If you look at lambda one click clusters they state $4.49/H100/hr

3 comments

I'm in the business of mi300x. This comment nails it.

In general, the $2 GPUs are either PE venture losing money, long contracts, huge quantities, pcie, slow (<400G) networking, or some other limitation, like unreliable uptime on some bitcoin miner that decided to pivot into the GPU space and has zero experience on how to run these more complicated systems.

Basically, all the things that if you decide to build and risk your business on these sorts of providers, you "get what you pay for".

> slow (<400G) networking

We're not getting Folding@Home style distributed training any time soon, are we.

Distributed training data creating & curation is more useful and feasible.

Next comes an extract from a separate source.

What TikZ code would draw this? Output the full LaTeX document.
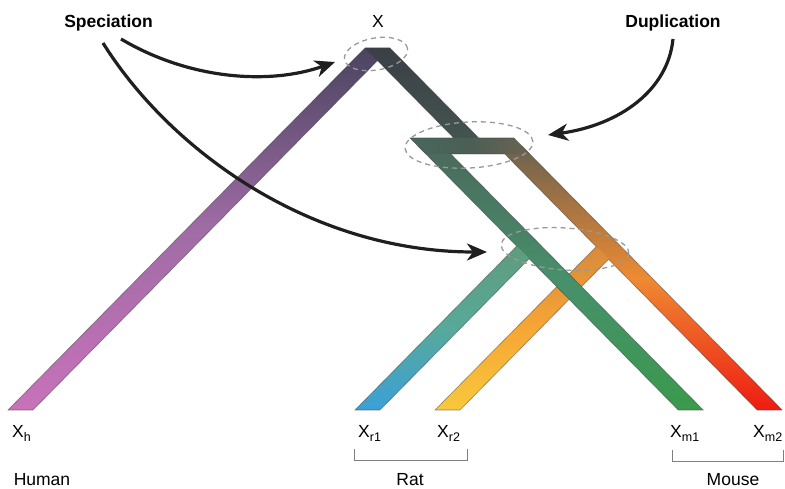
\documentclass[tikz,border=0pt]{standalone}
\usepackage{fontspec}
\setmainfont{Liberation Sans}
\usetikzlibrary{arrows.meta}

\definecolor{hA}{HTML}{4A4460}
\definecolor{hB}{HTML}{A06CA6}
\definecolor{hC}{HTML}{C872B9}
\definecolor{aA}{HTML}{3B3F47}
\definecolor{aB}{HTML}{44564F}
\definecolor{bA}{HTML}{4A685C}
\definecolor{bB}{HTML}{4B5E55}
\definecolor{bC}{HTML}{6C6450}
\definecolor{rA}{HTML}{6A6250}
\definecolor{rB}{HTML}{EE8A32}
\definecolor{rC}{HTML}{EE1C12}
\definecolor{yA}{HTML}{D88A3C}
\definecolor{yB}{HTML}{F6A634}
\definecolor{yC}{HTML}{F8C83C}
\definecolor{lA}{HTML}{4B685C}
\definecolor{lB}{HTML}{47906C}
\definecolor{lC}{HTML}{3A9A4C}
\definecolor{cA}{HTML}{5E9C7C}
\definecolor{cB}{HTML}{58A99A}
\definecolor{cC}{HTML}{3AA0D8}

\newcommand{\gsub}[1]{\raisebox{-4.5pt}{\fontsize{12.5}{13}\selectfont #1}}

\tikzset{
  edgeline/.style={draw=black!75, draw opacity=0.55, line width=0.6pt, line join=miter},
  ring/.style={draw=black!40, line width=1.3pt, dash pattern=on 5pt off 4pt},
  pointer/.style={draw=black!88, line width=3.2pt, -{Stealth[length=20pt,width=17pt,inset=6pt]}},
  plainlabel/.style={font=\fontsize{17.5}{20}\selectfont, inner sep=0pt},
  boldlabel/.style={font=\bfseries\fontsize{17.5}{20}\selectfont, inner sep=0pt, anchor=base},
  leaf/.style={font=\fontsize{17.5}{20}\selectfont, anchor=base west, inner sep=0pt},
  species/.style={font=\fontsize{17.5}{20}\selectfont, anchor=base, inner sep=0pt},
  bracket/.style={draw=black!50, line width=1pt},
}

\begin{document}
\begin{tikzpicture}[x=1pt,y=-1pt]
\useasboundingbox (0,0) rectangle (785,489);

% human arm
\shade[top color=hA, bottom color=hC, middle color=hB]
  (365,48) -- (390,48) -- (33,410) -- (8,410) -- cycle;
% arm from X to duplication
\shade[top color=aA, bottom color=aB]
  (365,48) -- (390,48) -- (486.6,146) -- (461.6,146) -- cycle;
% right copy (to mouse 2)
\shade[top color=rA, bottom color=rC, middle color=rB]
  (496.9,146) -- (521.9,146) -- (782.2,410) -- (757.2,410) -- cycle;
% rat copy 2
\shade[top color=yA, bottom color=yC, middle color=yB]
  (596.2,246.7) -- (608.6,259.3) -- (460,410) -- (435,410) -- cycle;
\draw[edgeline] (782.2,410) -- (757.2,410) -- (608.6,259.3) -- (460,410) -- (435,410)
  -- (596.2,246.7) -- (504.8,154);
% left copy (to mouse 1)
\shade[top color=lA, bottom color=lC, middle color=lB]
  (417.9,146) -- (442.9,146) -- (703.2,410) -- (678.2,410) -- cycle;
% rat copy 1
\shade[top color=cA, bottom color=cC, middle color=cB]
  (516.6,246.1) -- (529.1,258.8) -- (380,410) -- (355,410) -- cycle;
% duplication bar
\shade[left color=bA, right color=bC, middle color=bB]
  (410,138) -- (514,138) -- (529.8,154) -- (425.8,154) -- cycle;

\draw[edgeline] (425.8,154) -- (516.6,246.1) -- (355,410) -- (380,410) -- (529.1,258.8)
  -- (678.2,410) -- (703.2,410) -- (450.8,154) -- (504.8,154);
\draw[edgeline] (33,410) -- (8,410) -- (365,48) -- (390,48) -- (478.7,138) -- (514,138)
  -- (782.2,410);
\draw[edgeline] (33,410) -- (377.5,60.7) -- (453.7,138) -- (410,138) -- (425.8,154);

% dashed rings
\draw[ring, rotate around={10:(376,54)}] (376,54) ellipse [x radius=32pt, y radius=16pt];
\draw[ring, rotate around={3:(469,145)}] (469,145) ellipse [x radius=64pt, y radius=23pt];
\draw[ring, rotate around={-4:(565,249)}] (565,249) ellipse [x radius=64pt, y radius=21pt];

% labels
\node[plainlabel] (xroot) at (378,21.5) {X};
\node[boldlabel] (spec) at (108.5,28) {Speciation};
\node[boldlabel] (dupl) at (673,28) {Duplication};

\coordinate (specA) at (121,39);
\coordinate (specB) at (103,43);
\coordinate (duplS) at (673,39);
\coordinate (tipX) at (335,62);
\coordinate (tipS) at (487,252);
\coordinate (tipD) at (548,135);

\draw[pointer] (specA) .. controls (190,80) and (270,85) .. (tipX);
\draw[pointer] (specB) .. controls (170,150) and (310,252) .. (tipS);
\draw[pointer] (duplS) .. controls (668,90) and (620,125) .. (tipD);

% leaves
\node[leaf] (xh) at (12,437) {X\gsub{h}};
\node[leaf] (xr1) at (358,437) {X\gsub{r1}};
\node[leaf] (xr2) at (437,437) {X\gsub{r2}};
\node[leaf] (xm1) at (670,437) {X\gsub{m1}};
\node[leaf] (xm2) at (753,437) {X\gsub{m2}};

% brackets
\coordinate (ratL) at (354,449);
\coordinate (ratR) at (467,449);
\coordinate (mouL) at (672,450);
\coordinate (mouR) at (783,450);
\draw[bracket] (ratL) -- ++(0,11) -| (ratR);
\draw[bracket] (mouL) -- ++(0,11) -| (mouR);

\node[species] (human) at (42,485) {Human};
\node[species] (rat) at (410,485) {Rat};
\node[species] (mouse) at (733,485) {Mouse};
\end{tikzpicture}
\end{document}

Training gets cheaper 1.5x every year, but data is just as expensive, if not more, given that the era of "free web crawls of human knowledge" is over.
I agree with you, but as the article mentioned, if you need to finetune a small/medium model you really don't need clusters. Getting a whole server with 8/16x H100s is more than enough. And I also believe with the article when it states that most companies are finetuning some version of llama/open-weights models today.
Exactly, it covered in the article that there is a segmentation happening via GPU cluster size.

Is it big enough for foundation model training from scratch = ~$3+ Otherwise it drops hard

Problem is "big enough" is a moving goal post now, what was big, becomes small

so why not buy up all the little h100s and enough together for a cluster? seems like a decent rollup strategy?

ofcourse it woudl still cost a lot to do... but if the difference is $2/hr vs $4.49/hr then there's some size where it makes sense

Only if they're networked with Infiniband.
Makes sense, though only folks like runpod / sfcompute / etc, have enough visibility to maybe pull this off?

Its a risker move - then just taxing the excess compute now, and print money on the margins from bag holders

Correct me if I'm wrong, but if I recall, neither of those two companies own their own compute. They are marketplaces.
Yup, but they at-least know where all these "small unused clusters" are.

Bag holders, do not want to be shouting to the world they are bag holders.

I think sfcompute does own a lot or most of the current compute on their platform? Not entirely sure though.